Hochschild Mining PLC (LSE: HOC) completed the placing and convertible bond offer it announced yesterday, raising US$260 million it plans to use for further acquisitions, for further investments in Lake Shore Gold Corp (TSX: LSG) and Gold Resource Corp (OTCBB: GORO) as well as for paying down debt.
In a separate statement yesterday, the group said production in the third quarter to end-September 2009 rose 20 percent from a year earlier to 7.5 million attributable silver equivalent ounces, and it is on track to achieve the full year production target of 28 million attributable silver equivalent ounces, a 7 percent increase over 2008.
Hochschild placed 30.735 million ordinary shares at 295 pence each, raising US$145 million before expenses, slightly less than the US$150 million envisaged in yesterday’s announcement. However, the offering of senior unsecured convertible bonds due 2014 was increased to US$115 million from the initially stated US$100 million.
The initial conversion price for the bonds - following a lock-up period of 180 days after the closing - is set at a premium of 35 percent to the clearing price of the concurrent equity placing of 295 pence.Following an extremely active 18 months, in which the company has spent around US$340 million on acquisitions and investments, the additional funding will enable Hochschild to pursue further opportunities in key mining districts within the Americas.
It plans to maintain its current 40 percent stake in Lake Shore Gold which will be diluted to around 27 percent when the previously announced acquisition of West Timmins Mining Inc completes. The board of Lake Shore Gold has committed to look at ways in which Hochschild can return to a 40 percent shareholding in the enlarged company.
The new entity will create the new large-scale, wholly-owned Timmins West gold mine complex, an extension of the world class Timmins gold mining trend which has supplied approximately 70 million ounces of gold over the last century.

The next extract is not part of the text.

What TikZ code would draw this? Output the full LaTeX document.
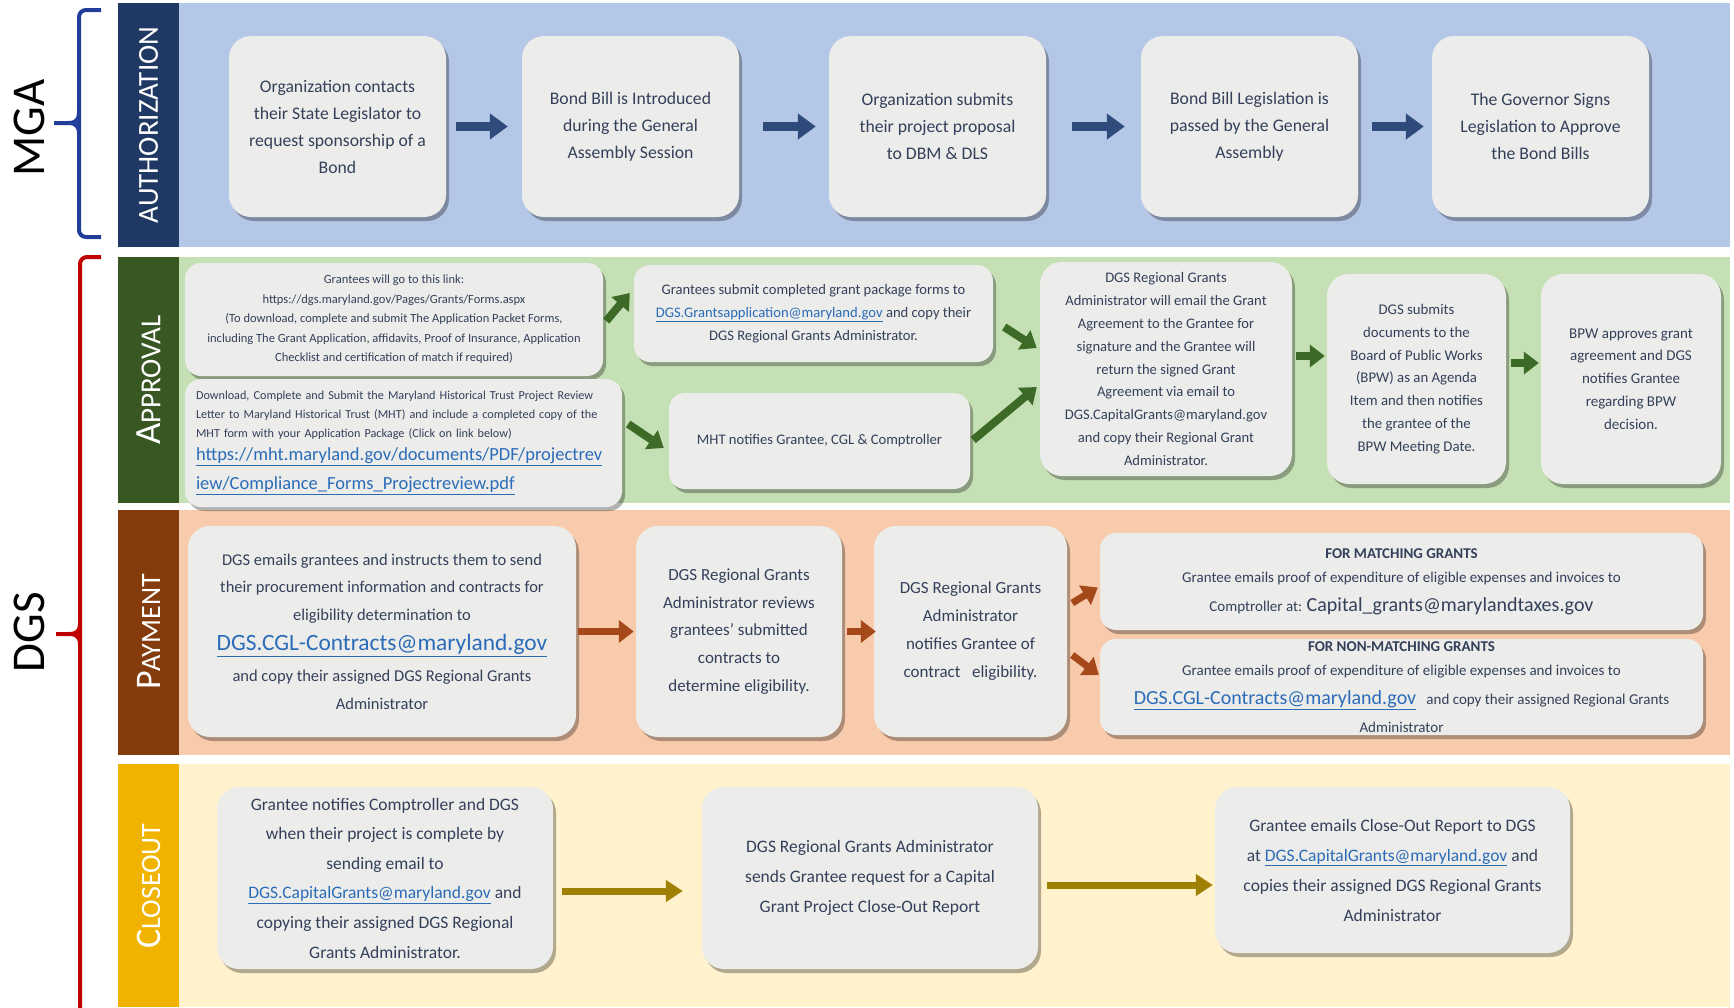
\documentclass[tikz,border=0pt]{standalone}
\usepackage{fontspec}
\setmainfont{Carlito}
\usetikzlibrary{arrows.meta,shadows,calc}
\definecolor{authD}{HTML}{203864}
\definecolor{authL}{HTML}{B4C7E7}
\definecolor{apprD}{HTML}{385723}
\definecolor{apprL}{HTML}{C5E0B4}
\definecolor{payD}{HTML}{843C0C}
\definecolor{payL}{HTML}{F8CBAD}
\definecolor{cloD}{HTML}{F0B400}
\definecolor{cloL}{HTML}{FFF2CC}
\definecolor{boxF}{HTML}{ECECEB}
\definecolor{txt}{HTML}{34405A}
\definecolor{lnk}{HTML}{2A6CB8}
\definecolor{arA}{HTML}{2F4B7C}
\definecolor{arG}{HTML}{3D6A27}
\definecolor{arP}{HTML}{A5491B}
\definecolor{arC}{HTML}{A07F05}
\definecolor{mgaC}{HTML}{1F3D99}
\definecolor{dgsC}{HTML}{C00000}
\newcommand{\lk}[1]{\textcolor{lnk}{\underline{#1}}}
\newcommand{\fs}[2]{\fontsize{#1}{#2}\selectfont}
\begin{document}
\begin{tikzpicture}[x=1pt,y=-1pt,
  box/.style={fill=boxF, rounded corners=22pt, text=txt, align=center, inner sep=4pt,
    drop shadow={shadow xshift=3pt,shadow yshift=-4pt,opacity=0.3,fill=black}},
  sbox/.style={box, rounded corners=16pt},
  band/.style={rotate=90, text=white},
  aar/.style={draw=arA, line width=9pt, -{Triangle[length=18pt,width=25pt]}},
  gar/.style={draw=arG, line width=8pt, -{Triangle[length=15pt,width=22pt]}},
  par/.style={draw=arP, line width=7pt, -{Triangle[length=15pt,width=22pt]}},
  car/.style={draw=arC, line width=7pt, -{Triangle[length=17pt,width=21pt]}},
  brace/.style={line width=4pt}
]
\useasboundingbox (0,0) rectangle (1734,1007);
% bands
\fill[authD] (118,3) rectangle (179,247);
\fill[authL] (179,3) rectangle (1730,247);
\fill[apprD] (118,257) rectangle (179,503);
\fill[apprL] (179,257) rectangle (1730,503);
\fill[payD] (118,510) rectangle (179,755);
\fill[payL] (179,510) rectangle (1730,755);
\fill[cloD] (118,764) rectangle (179,1007);
\fill[cloL] (179,764) rectangle (1730,1007);
% band labels
\node[band, font=\fs{29}{29}] (lauth) at (148.5,125) {AUTHORIZATION};
\node[band] (lappr) at (148.5,380) {{\fs{37}{37}A}{\fs{29}{29}PPROVAL}};
\node[band] (lpay) at (148.5,632) {{\fs{36}{36}P}{\fs{28}{28}AYMENT}};
\node[band] (lclo) at (148.5,886) {{\fs{36}{36}C}{\fs{28}{28}LOSEOUT}};
% braces
\draw[brace, mgaC, rounded corners=7pt] (101,10) -- (79,10) -- (79,237) -- (101,237);
\draw[brace, mgaC] (54,123) -- (68,123) .. controls (76,123) and (79,120) .. (79,112);
\draw[brace, mgaC] (68,123) .. controls (76,123) and (79,126) .. (79,134);
\node[rotate=90, font=\fs{47}{47}] (mga) at (29,128) {MGA};
\draw[brace, dgsC, rounded corners=7pt] (101,257) -- (80,257) -- (80,1012);
\draw[brace, dgsC] (56,634) -- (69,634) .. controls (77,634) and (80,631) .. (80,623);
\draw[brace, dgsC] (69,634) .. controls (77,634) and (80,637) .. (80,645);
\node[rotate=90, font=\fs{47}{47}] (dgs) at (29,632) {DGS};
% authorization
\begin{scope}[every node/.style={box, minimum width=217pt, minimum height=181pt, font=\fs{17.7}{27}}]
\node (a1) at (337.5,126.5) {Organization contacts\\their State Legislator to\\request sponsorship of a\\Bond};
\node (a2) at (630.5,126.5) {Bond Bill is Introduced\\during the General\\Assembly Session};
\node (a3) at (937.5,126.5) {Organization submits\\their project proposal\\to DBM \& DLS};
\node (a4) at (1249.5,126.5) {Bond Bill Legislation is\\passed by the General\\Assembly};
\node (a5) at (1540.5,126.5) {The Governor Signs\\Legislation to Approve\\the Bond Bills};
\end{scope}
\draw[aar] ($(a1.east)+(10,0)$) -- ($(a2.west)+(-14,0)$);
\draw[aar] ($(a2.east)+(24,0)$) -- ($(a3.west)+(-13,0)$);
\draw[aar] ($(a3.east)+(26,0)$) -- ($(a4.west)+(-16,0)$);
\draw[aar] ($(a4.east)+(14,0)$) -- ($(a5.west)+(-8,0)$);
% approval
\node[sbox, minimum width=418pt, minimum height=113pt, font=\fs{12.5}{19.5}] (pa1) at (394,319.5)
 {Grantees will go to this link:\\https://dgs.maryland.gov/Pages/Grants/Forms.aspx\\(To download, complete and submit The Application Packet Forms,\\including The Grant Application, affidavits, Proof of Insurance, Application\\Checklist and certification of match if required)};
\node[sbox, text width=415pt, inner xsep=11pt, minimum height=128pt, align=left, font=\fs{12.2}{19}] (pa2) at (403.5,443)
 {Download, Complete and Submit the Maryland Historical Trust Project Review\\Letter to Maryland Historical Trust (MHT) and include a completed copy of the\\MHT form with your Application Package (Click on link below)\\[4pt]
 {\fs{18.5}{19}\lk{https://mht.maryland.gov/documents/PDF/projectrev}}\\[10pt]
 {\fs{18.5}{19}\lk{iew/Compliance\_Forms\_Projectreview.pdf}}};
\node[sbox, minimum width=359pt, minimum height=97pt, font=\fs{14.6}{23}] (pa3) at (813.5,313.5)
 {Grantees submit completed grant package forms to\\\lk{DGS.Grantsapplication@maryland.gov} and copy their\\DGS Regional Grants Administrator.};
\node[sbox, minimum width=301pt, minimum height=96pt, font=\fs{14.6}{23}] (pa4) at (819.5,441)
 {MHT notifies Grantee, CGL \& Comptroller};
\node[box, minimum width=252pt, minimum height=214pt, font=\fs{14.6}{22.8}] (pa5) at (1166,369)
 {DGS Regional Grants\\Administrator will email the Grant\\Agreement to the Grantee for\\signature and the Grantee will\\return the signed Grant\\Agreement via email to\\DGS.CapitalGrants@maryland.gov\\and copy their Regional Grant\\Administrator.};
\node[box, minimum width=179pt, minimum height=210pt, font=\fs{14.8}{22.8}] (pa6) at (1416.5,379)
 {DGS submits\\documents to the\\Board of Public Works\\(BPW) as an Agenda\\Item and then notifies\\the grantee of the\\BPW Meeting Date.};
\node[box, minimum width=180pt, minimum height=210pt, font=\fs{15}{22.8}] (pa7) at (1631,379)
 {BPW approves grant\\agreement and DGS\\notifies Grantee\\regarding BPW\\decision.};
\draw[gar] ($(pa1.east)+(3,1.5)$) -- ($(pa3.west)+(-4,-20.5)$);
\draw[gar] ($(pa3.east)+(11,13.5)$) -- ($(pa5.west)+(-3,-21)$);
\draw[gar] ($(pa2.east)+(6,-19)$) -- ($(pa4.west)+(-5,7)$);
\draw[gar] ($(pa4.east)+(3,-1)$) -- ($(pa5.west)+(-3,18)$);
\draw[gar] ($(pa5.east)+(4,-13)$) -- ($(pa6.west)+(-2,-23)$);
\draw[gar] ($(pa6.east)+(5,-16)$) -- ($(pa7.west)+(-2,-16)$);
% payment
\node[box, minimum width=388pt, minimum height=211pt, font=\fs{16.5}{27.6}] (p1) at (382,631.5)
 {DGS emails grantees and instructs them to send\\their procurement information and contracts for\\eligibility determination to\\[3pt]
 {\fs{23.4}{27.6}\lk{DGS.CGL-Contracts@maryland.gov}}\\[3pt]
 and copy their assigned DGS Regional Grants\\Administrator};
\node[box, minimum width=206pt, minimum height=211pt, font=\fs{17}{27.6}] (p2) at (739,631.5)
 {DGS Regional Grants\\Administrator reviews\\grantees’ submitted\\contracts to\\determine eligibility.};
\node[box, minimum width=193pt, minimum height=211pt, font=\fs{17}{28}] (p3) at (970.5,631.5)
 {DGS Regional Grants\\Administrator\\notifies Grantee of\\contract~~ eligibility.};
\node[sbox, minimum width=603pt, minimum height=97pt, font=\fs{15}{24}] (p4) at (1401.5,581.5)
 {\textbf{FOR MATCHING GRANTS}\\Grantee emails proof of expenditure of eligible expenses and invoices to\\[5pt]
 Comptroller at: {\fs{20}{24}Capital\_grants@marylandtaxes.gov}};
\node[sbox, minimum width=603pt, minimum height=96pt, font=\fs{15}{24}, inner ysep=1pt] (p5) at (1401.5,687)
 {\textbf{FOR NON-MATCHING GRANTS}\\Grantee emails proof of expenditure of eligible expenses and invoices to\\[5pt]
 {\fs{20}{24}\lk{DGS.CGL-Contracts@maryland.gov}}~~ and copy their assigned Regional Grants\\[4pt]
 Administrator};
\draw[par] ($(p1.east)+(2,0)$) -- ($(p2.west)+(-2,0)$);
\draw[par] ($(p2.east)+(5,0)$) -- ($(p3.west)+(2,0)$);
\draw[par] ($(p3.east)+(5,-28.5)$) -- ($(p4.west)+(-2,6)$);
\draw[par] ($(p3.east)+(5,23.5)$) -- ($(p5.west)+(-1,-12)$);
% closeout
\node[box, minimum width=336pt, minimum height=182pt, font=\fs{17.5}{29.6}] (c1) at (385,878)
 {Grantee notifies Comptroller and DGS\\when their project is complete by\\sending email to\\\lk{DGS.CapitalGrants@maryland.gov} and\\copying their assigned DGS Regional\\Grants Administrator.};
\node[box, minimum width=336pt, minimum height=182pt, font=\fs{17.5}{30.4}] (c2) at (870,878)
 {DGS Regional Grants Administrator\\sends Grantee request for a Capital\\Grant Project Close-Out Report};
\node[box, minimum width=355pt, minimum height=166pt, font=\fs{17.5}{30}] (c3) at (1392.5,870)
 {Grantee emails Close-Out Report to DGS\\at \lk{DGS.CapitalGrants@maryland.gov} and\\copies their assigned DGS Regional Grants\\Administrator};
\draw[car] ($(c1.east)+(9,13)$) -- ($(c2.west)+(-19,13)$);
\draw[car] ($(c2.east)+(9,7)$) -- ($(c3.west)+(-2,15)$);
\end{tikzpicture}
\end{document}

The growth prospects for Lake Shore Gold are impressive, Hochschild said, with current production targets of 30,000 ounces of gold by the end of 2009, increasing to 100,000 ounces in 2010 and 200,000 ounces in 2011. The new Timmins West gold mine complex will consist of Lake Shore Gold's 100 percent-owned Timmins Mine with existing mine infrastructure, the Thunder Creek property, where high-grade intercepts have been reported within 800 metres of the Timmins shaft, and an extensive land package of adjacent exploration properties, giving Lake Shore Gold a leading position in this highly prospective area.
Additionally, Hochschild has the right to increase its stake in Gold Resource Corporation from 24 percent to 40 percent, with the full support of the GRC board. GRC, which has a current market capitalisation in excess of US$315 million, is a precious metals mining company with a number of 100% owned, high grade development projects in southern Mexico including the El Aguila project.
This project is scheduled to begin production by the end of 2009 and the company expects to produce approximately 70,000 ounces of gold in its first full year of production production. Hochschild is extremely confident about the long term potential of this investment. After the standstill period ends in February 2011, Hochschild can purchase additional shares in GRC without restriction.
Hochschild is focused on producing profitable ounces and continues to identify and invest in projects which increase long term operational efficiency. In the past year, it has completed plant expansions at three of its operations which increased production capacity by 29 percent and also the construction of new power lines in Peru and Argentina, ensuring a cost effective and reliable supply of energy.
Furthermore, in June 2009, the company announced the project to convert Arcata's production to doré which will improve operational efficiency, maximise revenue, lower working capital requirements and allow the company to benefit from more stable commercial terms. The project is on schedule for completion in 2010.
Money from the fundraising will also be used to pre-pay the first three instalments, totalling US$85 million, of the company's existing syndicated loan facility of US$200 million in order to extend its debt maturity until 2014 and provide increased financial flexibility in 2010, Hochschild added.